LESSON NOTE

CONVERTING FROM ANY BASE TO DECIMAL

OPTION 1 – SCIENTIFIC NOTATION

Do you remember how to write a number in scientific notation?

Let’s take the number 4327 and express it using scientific notation.

4327 = (4 x 1000) + (3 x 100) + (2 x 10) + (7 x 1)

which is the same as

4327 = (4 x 10³) + (3 x 10²) + (2 x 10¹) + (7 x 10⁰)

Let’s consider the value of each number. The 7 represents the1s.  The 2 represents the 10s. The 3 represents the 100s. The 4 represents the 1000s.

It turns out this this will be useful to convert a number from any base to base 10.

USING SCIENTIFIC NOTATION WITH OTHER BASES

Let’s consider the number 4253 in base 7.  We can convert this number by expressing it in its scientific notation.

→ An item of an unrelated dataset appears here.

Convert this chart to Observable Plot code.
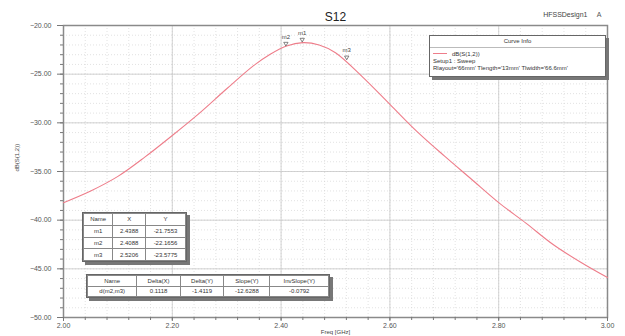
<!DOCTYPE html>
<html>
<head>
<meta charset="utf-8">
<script src="https://cdn.jsdelivr.net/npm/d3@7"></script>
<script src="https://cdn.jsdelivr.net/npm/@observablehq/plot@0.6"></script>
<style>
  html, body { margin: 0; padding: 0; background: #fff; }
  #wrap { position: relative; width: 625px; height: 336px; font-family: "Liberation Sans", Arial, sans-serif; overflow: hidden; }
  #wrap svg { position: absolute; left: 0; top: 0; }
  .box { position: absolute; background: #fff; border: 1px solid #666; box-shadow: 3px 3px 0 #777; font-size: 6px; color: #333; box-sizing: border-box; }
  table.mk { border-collapse: collapse; width: 100%; height: 100%; font-size: 6px; color: #333; }
  table.mk td { border: 1px solid #888; text-align: center; padding: 0 2px; white-space: nowrap; }
  .legrow { display: flex; align-items: center; height: 7px; padding-left: 3px; white-space: nowrap; }
</style>
</head>
<body>
<div id="wrap"></div>
<script>
// ---- data ----
const freq = [2.00, 2.05, 2.10, 2.15, 2.20, 2.25, 2.30, 2.35, 2.38, 2.41, 2.44, 2.47, 2.50, 2.55, 2.60, 2.65, 2.70, 2.75, 2.80, 2.85, 2.90, 2.95, 3.00];
const s12dB = [-38.2, -37.0, -35.5, -33.5, -31.3, -29.0, -26.5, -24.1, -22.95, -22.1, -21.76, -22.0, -22.8, -25.3, -28.1, -30.9, -33.4, -35.8, -38.2, -40.3, -42.5, -44.3, -45.9];
const markerNames = ["m1", "m2", "m3"];
const markerX = [2.4388, 2.4088, 2.5206];
const markerY = [-21.7553, -22.1656, -23.5775];
const markerXText = ["2.4388", "2.4088", "2.5206"];
const markerYText = ["-21.7553", "-22.1656", "-23.5775"];
const deltaHeader = ["Name", "Delta(X)", "Delta(Y)", "Slope(Y)", "InvSlope(Y)"];
const deltaRow = ["d(m2,m3)", "0.1118", "-1.4119", "-12.6288", "-0.0792"];
const xTicks = [2.0, 2.2, 2.4, 2.6, 2.8, 3.0];
const yTicks = [-50, -45, -40, -35, -30, -25, -20];
const legendLines = ["dB(S(1,2))", "Setup1 : Sweep", "Rlayout='66mm' Tlength='13mm' Tlwidth='66.6mm'"];

const curve = freq.map((f, i) => ({f, v: s12dB[i]}));
const markers = markerNames.map((n, i) => ({n, x: markerX[i], y: markerY[i]}));
const xMinor = d3.range(0, 26).map(i => 2 + i * 0.04);
const yMinor = d3.range(0, 31).map(i => -50 + i);

const fmt = d3.format(".2f");
const chart = Plot.plot({
  width: 625,
  height: 336,
  marginLeft: 63,
  marginRight: 18,
  marginTop: 25,
  marginBottom: 19,
  style: {fontFamily: "Liberation Sans, Arial, sans-serif", fontSize: "7px", color: "#555", background: "#fff"},
  x: {domain: [2, 3]},
  y: {domain: [-50, -20]},
  marks: [
    Plot.gridX(xMinor, {stroke: "#cfcfcf", strokeOpacity: 1, strokeDasharray: "1,2", strokeWidth: 0.6}),
    Plot.gridY(yMinor, {stroke: "#cfcfcf", strokeOpacity: 1, strokeDasharray: "1,2", strokeWidth: 0.6}),
    Plot.gridX(xTicks, {stroke: "#c8c8c8", strokeOpacity: 1, strokeWidth: 0.8}),
    Plot.gridY(yTicks, {stroke: "#c8c8c8", strokeOpacity: 1, strokeWidth: 0.8}),
    Plot.frame({stroke: "#8a8a8a", strokeWidth: 1.5}),
    Plot.axisX(xMinor, {tickSize: 3, text: null, stroke: "#777"}),
    Plot.axisX(xTicks, {tickSize: 4, tickPadding: 2, tickFormat: fmt, fill: "#555", stroke: "#777", label: null}),
    Plot.axisY(yMinor, {tickSize: 3, text: null, stroke: "#777"}),
    Plot.axisY(yTicks, {tickSize: 6, tickPadding: 6, tickFormat: fmt, fill: "#555", stroke: "#777", label: null}),
    Plot.line(curve, {x: "f", y: "v", stroke: "#ee7d8a", strokeWidth: 1.1, curve: "catmull-rom"}),
    Plot.dot(markers, {x: "x", y: "y", symbol: "triangle", r: 1.6, stroke: "#555", strokeWidth: 0.7, rotate: 180, dy: -3}),
    Plot.text(markers, {x: "x", y: "y", text: "n", dy: -10, fontSize: 6, fill: "#444"}),
    Plot.text(["S12"], {frameAnchor: "top", dy: -13, fontSize: 12, fill: "#222"}),
    Plot.text(["HFSSDesign1"], {frameAnchor: "top-right", dx: -20, dy: -13, fontSize: 7, fill: "#444"}),
    Plot.text(["A"], {frameAnchor: "top-right", dx: -6, dy: -13, fontSize: 7, fill: "#555"}),
    Plot.text(["Freq [GHz]"], {frameAnchor: "bottom", dy: 16, fontSize: 6, fill: "#444"}),
    Plot.text(["dB(S(1,2))"], {frameAnchor: "left", dx: -46, rotate: -90, fontSize: 6, fill: "#444"})
  ]
});
const wrap = document.getElementById("wrap");
wrap.appendChild(chart);

// Curve info legend
const leg = document.createElement("div");
leg.className = "box";
Object.assign(leg.style, {left: "429px", top: "35px", width: "177px", height: "42px"});
leg.innerHTML = `<div style="text-align:center;height:11px;line-height:11px;border-bottom:1px solid #bbb;font-size:6px">Curve Info</div>
<div class="legrow" style="margin-top:2px"><span style="display:inline-block;width:14px;height:1px;background:#ee7d8a;margin-right:5px"></span>${legendLines[0]}</div>
<div class="legrow">${legendLines[1]}</div>
<div class="legrow">${legendLines[2]}</div>`;
wrap.appendChild(leg);

// marker table
const t1 = document.createElement("div");
t1.className = "box";
Object.assign(t1.style, {left: "82px", top: "212px", width: "105px", height: "50px"});
let h1 = `<table class="mk"><tr><td>Name</td><td>X</td><td>Y</td></tr>`;
markerNames.forEach((n, i) => { h1 += `<tr><td>${n}</td><td>${markerXText[i]}</td><td>${markerYText[i]}</td></tr>`; });
h1 += `</table>`;
t1.innerHTML = h1;
wrap.appendChild(t1);

// delta table
const t2 = document.createElement("div");
t2.className = "box";
Object.assign(t2.style, {left: "86px", top: "274px", width: "244px", height: "24px"});
t2.innerHTML = `<table class="mk"><tr>${deltaHeader.map(h => `<td>${h}</td>`).join("")}</tr><tr>${deltaRow.map(h => `<td>${h}</td>`).join("")}</tr></table>`;
wrap.appendChild(t2);
</script>
</body>
</html>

Before we can do that, we need to understand the value of each digit for any number in any base.  The rightmost digits always represents the units (the value 1).  The next digit on the left represents a value that is equal to the base we are working in.  The next is the base squared.  The one after is the base cubed.  And so on…

So, for base 7, the values of the digits are all powers of 7.  

• The rightmost digit represents the 1s.
• The next digit on the left represents the 7s.
• The next digit on the left represents the 49s.
• The next digits on the left represents the 343s.

But for base 4, the values of the digits are all powers of 4.

• The rightmost digit represents the 1s.
• The next digit on the left represents the 4s.
• The next digit on the left represents the 16s.
• The next digits on the left represents the 64s.

Now back to our number 4253₇.

We can express it in scientific notation:

4253₇ = (4 x 343) + (2 x 49) + (5 x 7) + (3 x 1)

Which can also be written as:

4253₇ = (4 x 7³) + (2 x 7²) + (5 x 7¹) + (3 x 7⁰)

Example 1

Convert the binary (base 2) number to decimal:

            01101001

Solution

            01101001        = (1 x 2⁶) + (1 x 2⁵) + (1 x 2³) + (1 x 2⁰)

                                    = 64 + 32 + 8 + 1

Example 2

Convert the octal (base 8) number to decimal:

            726

Solution

            726                  = (7 x 8²) + (2 x 8¹) + (6 x 8⁰)

                                    = (7 x 64) + (2 x 8) + (6 x 1)

                                    = 448 + 16 + 6

                                    = 470

The approach used in the example above can be summarized in this way.

• First you need to know the base of the number that you wish to convert to decimal.  For binary, the base is 2.
• You multiply the rightmost number by base exponent zero.
• Add the multiplication of the next number (on the left) and base exponent one.
• Add the multiplication of the next number (on the left) and base exponent two.
• Add the multiplication of the next number (on the left) and base exponent three.
• Keep on going until there is no next number.